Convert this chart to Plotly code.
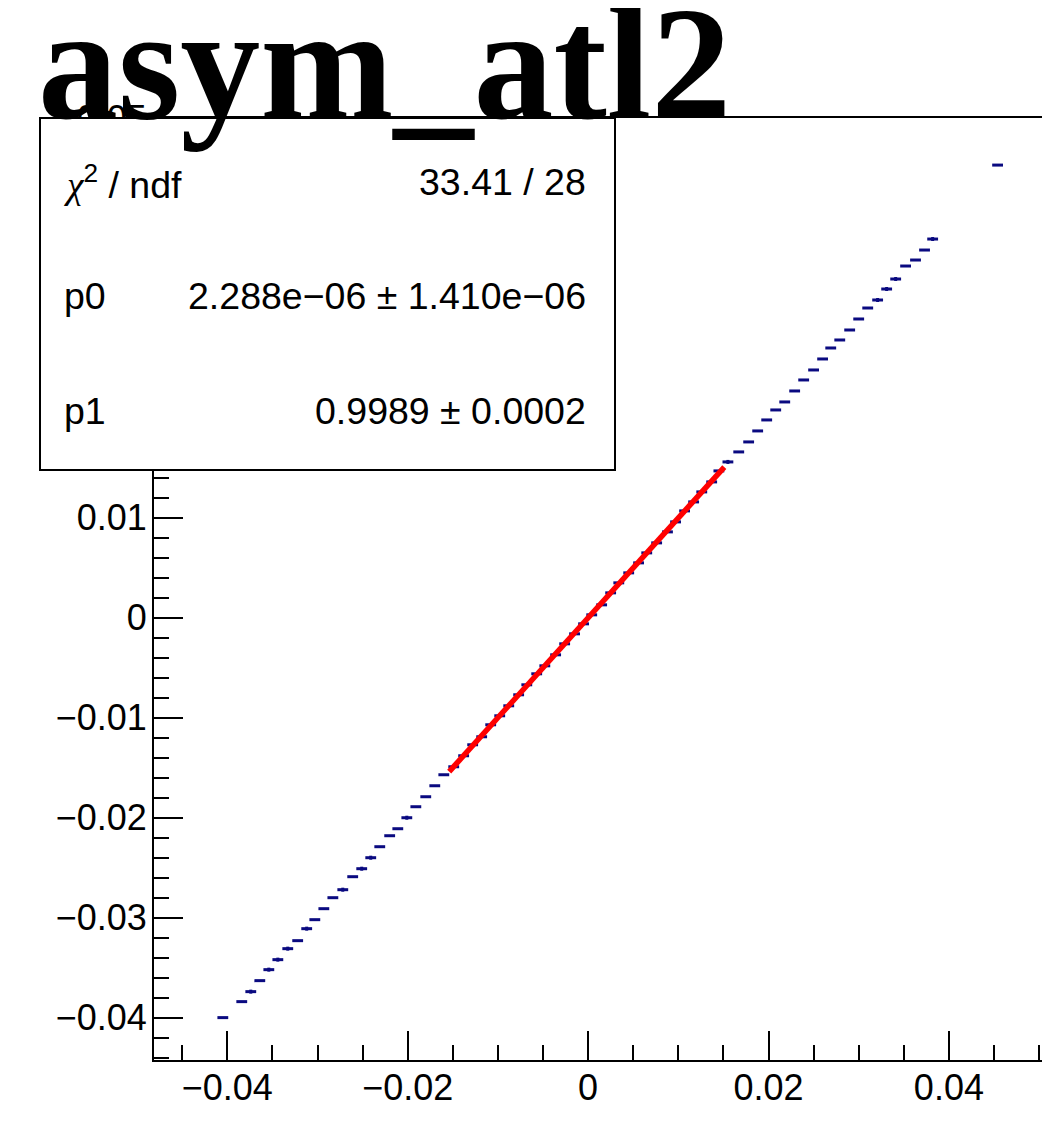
import plotly.graph_objects as go

# ---- data ----
bin_x = [-0.0405, -0.0384, -0.0374, -0.0364, -0.0354, -0.0344, -0.0333, -0.0322, -0.0312, -0.0303,
         -0.0293, -0.0283, -0.0272,
         -0.0261, -0.0251, -0.0241, -0.0231, -0.0220, -0.0211, -0.0201, -0.0191, -0.0180, -0.0170,
         -0.0160, -0.0149, -0.0138, -0.0128,
         -0.0118, -0.0108, -0.0098, -0.0088, -0.0077, -0.0068, -0.0057, -0.0048, -0.0036, -0.0026,
         -0.0015, -0.0005, 0.0004, 0.0015,
         0.0025, 0.0034, 0.0045, 0.0056, 0.0065, 0.0076, 0.0088, 0.0097, 0.0107, 0.0117,
         0.0126, 0.0137, 0.0145, 0.0155,
         0.0167, 0.0178, 0.0188, 0.0198, 0.0208, 0.0218, 0.0229, 0.0239, 0.0250, 0.0260,
         0.0269, 0.0279, 0.0290, 0.0300, 0.0310,
         0.0321, 0.0331, 0.0341, 0.0352, 0.0363, 0.0373, 0.0382, 0.0454]
prof_y = [-0.0400, -0.0384, -0.0374, -0.0363, -0.0352, -0.0342, -0.0331, -0.0323, -0.0311, -0.0302,
          -0.0291, -0.0280, -0.0272,
          -0.0259, -0.0251, -0.0240, -0.0229, -0.0218, -0.0211, -0.0200, -0.0189, -0.0179, -0.0168,
          -0.0157, -0.0149, -0.0138, -0.0127,
          -0.0119, -0.0107, -0.0098, -0.0088, -0.0077, -0.0067, -0.0056, -0.0048, -0.0037, -0.0026,
          -0.0016, -0.0006, 0.0003, 0.0013,
          0.0025, 0.0035, 0.0045, 0.0055, 0.0065, 0.0075, 0.0086, 0.0096, 0.0107, 0.0116,
          0.0126, 0.0136, 0.0147, 0.0156,
          0.0166, 0.0176, 0.0187, 0.0198, 0.0208, 0.0216, 0.0227, 0.0238, 0.0248, 0.0259,
          0.0270, 0.0278, 0.0288, 0.0299, 0.0310,
          0.0318, 0.0329, 0.0339, 0.0352, 0.0358, 0.0368, 0.0379, 0.0453]
prof_yerr = [0.00005, 0.00005, 0.0002, 0.00005, 0.0002, 0.0002, 0.0002, 0.00005, 0.0002, 0.00005,
             0.00005, 0.00005, 0.0002,
             0.00005, 0.0002, 0.0002, 0.00005, 0.00005, 0.00005, 0.0002, 0.00005, 0.00005, 0.00005,
             0.00005, 0.00005, 0.00005, 0.00005,
             0.00005, 0.00005, 0.00005, 0.00005, 0.00005, 0.00005, 0.00005, 0.00005, 0.00005, 0.00005,
             0.00005, 0.00005, 0.00005, 0.00005,
             0.00005, 0.00005, 0.00005, 0.00005, 0.00005, 0.00005, 0.00005, 0.00005, 0.00005, 0.00005,
             0.00005, 0.00005, 0.00005, 0.0002,
             0.00005, 0.00005, 0.00005, 0.00005, 0.00005, 0.00005, 0.00005, 0.00005, 0.00005, 0.00005,
             0.00005, 0.00005, 0.00005, 0.00005, 0.00005,
             0.0002, 0.0002, 0.0002, 0.00005, 0.00005, 0.00005, 0.0002, 0.00005]
bin_half_width = 0.0006

fit_p0 = 2.288e-06
fit_p1 = 0.9989
fit_range = [-0.0154, 0.0151]

title_text = "asym_atl2"
stats_labels = ["<span style=\"font-family:'Liberation Serif'\"><i>χ</i></span><sup>2</sup> / ndf", "p0", "p1"]
stats_values = ["33.41 / 28", "2.288e−06 ± 1.410e−06", "0.9989 ± 0.0002"]

# ---- geometry (page pixels; the page body adds an 8 px offset) ----
OFF = 8
W, H = 1050 - OFF, 1128 - OFF
L, T = 154 - OFF, 118 - OFF
R, B = 0, 1128 - 1060
PW, PH = W - L - R, H - T - B


def px(x):
    return (x - OFF - L) / PW


def py(y):
    return (H - B - (y - OFF)) / PH


blue = "#0a0a80"
fig = go.Figure()
fig.add_trace(go.Scatter(
    x=bin_x, y=prof_y, mode="markers",
    marker=dict(size=1, color=blue),
    error_x=dict(type="data", array=[bin_half_width] * len(bin_x), width=0, thickness=3, color=blue),
    error_y=dict(type="data", array=prof_yerr, width=0, thickness=3, color=blue),
    showlegend=False, hoverinfo="skip"))

fit_y = [fit_p0 + fit_p1 * v for v in fit_range]
fig.add_trace(go.Scatter(x=fit_range, y=fit_y, mode="lines",
                         line=dict(color="#ff0000", width=5.5), showlegend=False))

axis_font = dict(family="Liberation Sans, Arial", size=36, color="black")
fig.update_xaxes(range=[-0.04813, 0.05121], dtick=0.02, tick0=0, ticks="inside", ticklen=29,
                 tickwidth=2, tickcolor="black", showline=True, linecolor="black", linewidth=2,
                 mirror=True, showgrid=False, zeroline=False, tickfont=axis_font,
                 ticklabelstandoff=-5,
                 minor=dict(dtick=0.005, tick0=0, ticks="inside", ticklen=15, tickwidth=2,
                            tickcolor="black", showgrid=False))
fig.update_yaxes(range=[-0.04424, 0.05001], dtick=0.01, tick0=0, ticks="inside", ticklen=29,
                 tickwidth=2, tickcolor="black", showline=True, linecolor="black", linewidth=2,
                 mirror=False, showgrid=False, zeroline=False, tickfont=axis_font,
                 ticklabelstandoff=-2,
                 minor=dict(dtick=0.002, tick0=0, ticks="inside", ticklen=15, tickwidth=2,
                            tickcolor="black", showgrid=False))

# stats box
fig.add_shape(type="rect", xref="paper", yref="paper", x0=px(40), x1=px(615), y0=py(470), y1=py(118),
              line=dict(color="black", width=2), fillcolor="white", layer="above")

stat_font = dict(family="Liberation Sans, Arial", size=37.5, color="black")
rows_y = [182, 296, 411]
for lab, val, yy in zip(stats_labels, stats_values, rows_y):
    fig.add_annotation(xref="paper", yref="paper", x=px(62), y=py(yy), text=lab, showarrow=False,
                       xanchor="left", yanchor="middle", font=stat_font)
    fig.add_annotation(xref="paper", yref="paper", x=px(588), y=py(yy), text=val, showarrow=False,
                       xanchor="right", yanchor="middle", font=stat_font)

fig.add_annotation(xref="paper", yref="paper", x=px(36), y=py(64), text=title_text, showarrow=False,
                   xanchor="left", yanchor="middle",
                   font=dict(family="Liberation Serif, Times New Roman", size=160, color="black",
                             weight="bold"))

fig.update_layout(width=W, height=H, margin=dict(l=L, r=R, t=T, b=B),
                  paper_bgcolor="white", plot_bgcolor="white")

fig.write_html("out.html")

+ + + + +

▶ [Aim]: Pictures are excluded; copy all other data exactly as shown.

▶ [The response]:
Convert this chart to Plotly code.
import plotly.graph_objects as go

# ---- data ----
bin_x = [-0.0405, -0.0384, -0.0374, -0.0364, -0.0354, -0.0344, -0.0333, -0.0322, -0.0312, -0.0303,
         -0.0293, -0.0283, -0.0272,
         -0.0261, -0.0251, -0.0241, -0.0231, -0.0220, -0.0211, -0.0201, -0.0191, -0.0180, -0.0170,
         -0.0160, -0.0149, -0.0138, -0.0128,
         -0.0118, -0.0108, -0.0098, -0.0088, -0.0077, -0.0068, -0.0057, -0.0048, -0.0036, -0.0026,
         -0.0015, -0.0005, 0.0004, 0.0015,
         0.0025, 0.0034, 0.0045, 0.0056, 0.0065, 0.0076, 0.0088, 0.0097, 0.0107, 0.0117,
         0.0126, 0.0137, 0.0145, 0.0155,
         0.0167, 0.0178, 0.0188, 0.0198, 0.0208, 0.0218, 0.0229, 0.0239, 0.0250, 0.0260,
         0.0269, 0.0279, 0.0290, 0.0300, 0.0310,
         0.0321, 0.0331, 0.0341, 0.0352, 0.0363, 0.0373, 0.0382, 0.0454]
prof_y = [-0.0400, -0.0384, -0.0374, -0.0363, -0.0352, -0.0342, -0.0331, -0.0323, -0.0311, -0.0302,
          -0.0291, -0.0280, -0.0272,
          -0.0259, -0.0251, -0.0240, -0.0229, -0.0218, -0.0211, -0.0200, -0.0189, -0.0179, -0.0168,
          -0.0157, -0.0149, -0.0138, -0.0127,
          -0.0119, -0.0107, -0.0098, -0.0088, -0.0077, -0.0067, -0.0056, -0.0048, -0.0037, -0.0026,
          -0.0016, -0.0006, 0.0003, 0.0013,
          0.0025, 0.0035, 0.0045, 0.0055, 0.0065, 0.0075, 0.0086, 0.0096, 0.0107, 0.0116,
          0.0126, 0.0136, 0.0147, 0.0156,
          0.0166, 0.0176, 0.0187, 0.0198, 0.0208, 0.0216, 0.0227, 0.0238, 0.0248, 0.0259,
          0.0270, 0.0278, 0.0288, 0.0299, 0.0310,
          0.0318, 0.0329, 0.0339, 0.0352, 0.0358, 0.0368, 0.0379, 0.0453]
prof_yerr = [0.00005, 0.00005, 0.0002, 0.00005, 0.0002, 0.0002, 0.0002, 0.00005, 0.0002, 0.00005,
             0.00005, 0.00005, 0.0002,
             0.00005, 0.0002, 0.0002, 0.00005, 0.00005, 0.00005, 0.0002, 0.00005, 0.00005, 0.00005,
             0.00005, 0.00005, 0.00005, 0.00005,
             0.00005, 0.00005, 0.00005, 0.00005, 0.00005, 0.00005, 0.00005, 0.00005, 0.00005, 0.00005,
             0.00005, 0.00005, 0.00005, 0.00005,
             0.00005, 0.00005, 0.00005, 0.00005, 0.00005, 0.00005, 0.00005, 0.00005, 0.00005, 0.00005,
             0.00005, 0.00005, 0.00005, 0.0002,
             0.00005, 0.00005, 0.00005, 0.00005, 0.00005, 0.00005, 0.00005, 0.00005, 0.00005, 0.00005,
             0.00005, 0.00005, 0.00005, 0.00005, 0.00005,
             0.0002, 0.0002, 0.0002, 0.00005, 0.00005, 0.00005, 0.0002, 0.00005]
bin_half_width = 0.0006

fit_p0 = 2.288e-06
fit_p1 = 0.9989
fit_range = [-0.0154, 0.0151]

title_text = "asym_atl2"
stats_labels = ["<span style=\"font-family:'Liberation Serif'\"><i>χ</i></span><sup>2</sup> / ndf", "p0", "p1"]
stats_values = ["33.41 / 28", "2.288e−06 ± 1.410e−06", "0.9989 ± 0.0002"]

# ---- geometry (page pixels; the page body adds an 8 px offset) ----
OFF = 8
W, H = 1050 - OFF, 1128 - OFF
L, T = 154 - OFF, 118 - OFF
R, B = 0, 1128 - 1060
PW, PH = W - L - R, H - T - B


def px(x):
    return (x - OFF - L) / PW


def py(y):
    return (H - B - (y - OFF)) / PH


blue = "#0a0a80"
fig = go.Figure()
fig.add_trace(go.Scatter(
    x=bin_x, y=prof_y, mode="markers",
    marker=dict(size=1, color=blue),
    error_x=dict(type="data", array=[bin_half_width] * len(bin_x), width=0, thickness=3, color=blue),
    error_y=dict(type="data", array=prof_yerr, width=0, thickness=3, color=blue),
    showlegend=False, hoverinfo="skip"))

fit_y = [fit_p0 + fit_p1 * v for v in fit_range]
fig.add_trace(go.Scatter(x=fit_range, y=fit_y, mode="lines",
                         line=dict(color="#ff0000", width=5.5), showlegend=False))

axis_font = dict(family="Liberation Sans, Arial", size=36, color="black")
fig.update_xaxes(range=[-0.04813, 0.05121], dtick=0.02, tick0=0, ticks="inside", ticklen=29,
                 tickwidth=2, tickcolor="black", showline=True, linecolor="black", linewidth=2,
                 mirror=True, showgrid=False, zeroline=False, tickfont=axis_font,
                 ticklabelstandoff=-5,
                 minor=dict(dtick=0.005, tick0=0, ticks="inside", ticklen=15, tickwidth=2,
                            tickcolor="black", showgrid=False))
fig.update_yaxes(range=[-0.04424, 0.05001], dtick=0.01, tick0=0, ticks="inside", ticklen=29,
                 tickwidth=2, tickcolor="black", showline=True, linecolor="black", linewidth=2,
                 mirror=False, showgrid=False, zeroline=False, tickfont=axis_font,
                 ticklabelstandoff=-2,
                 minor=dict(dtick=0.002, tick0=0, ticks="inside", ticklen=15, tickwidth=2,
                            tickcolor="black", showgrid=False))

# stats box
fig.add_shape(type="rect", xref="paper", yref="paper", x0=px(40), x1=px(615), y0=py(470), y1=py(118),
              line=dict(color="black", width=2), fillcolor="white", layer="above")

stat_font = dict(family="Liberation Sans, Arial", size=37.5, color="black")
rows_y = [182, 296, 411]
for lab, val, yy in zip(stats_labels, stats_values, rows_y):
    fig.add_annotation(xref="paper", yref="paper", x=px(62), y=py(yy), text=lab, showarrow=False,
                       xanchor="left", yanchor="middle", font=stat_font)
    fig.add_annotation(xref="paper", yref="paper", x=px(588), y=py(yy), text=val, showarrow=False,
                       xanchor="right", yanchor="middle", font=stat_font)

fig.add_annotation(xref="paper", yref="paper", x=px(36), y=py(64), text=title_text, showarrow=False,
                   xanchor="left", yanchor="middle",
                   font=dict(family="Liberation Serif, Times New Roman", size=160, color="black",
                             weight="bold"))

fig.update_layout(width=W, height=H, margin=dict(l=L, r=R, t=T, b=B),
                  paper_bgcolor="white", plot_bgcolor="white")

fig.write_html("out.html")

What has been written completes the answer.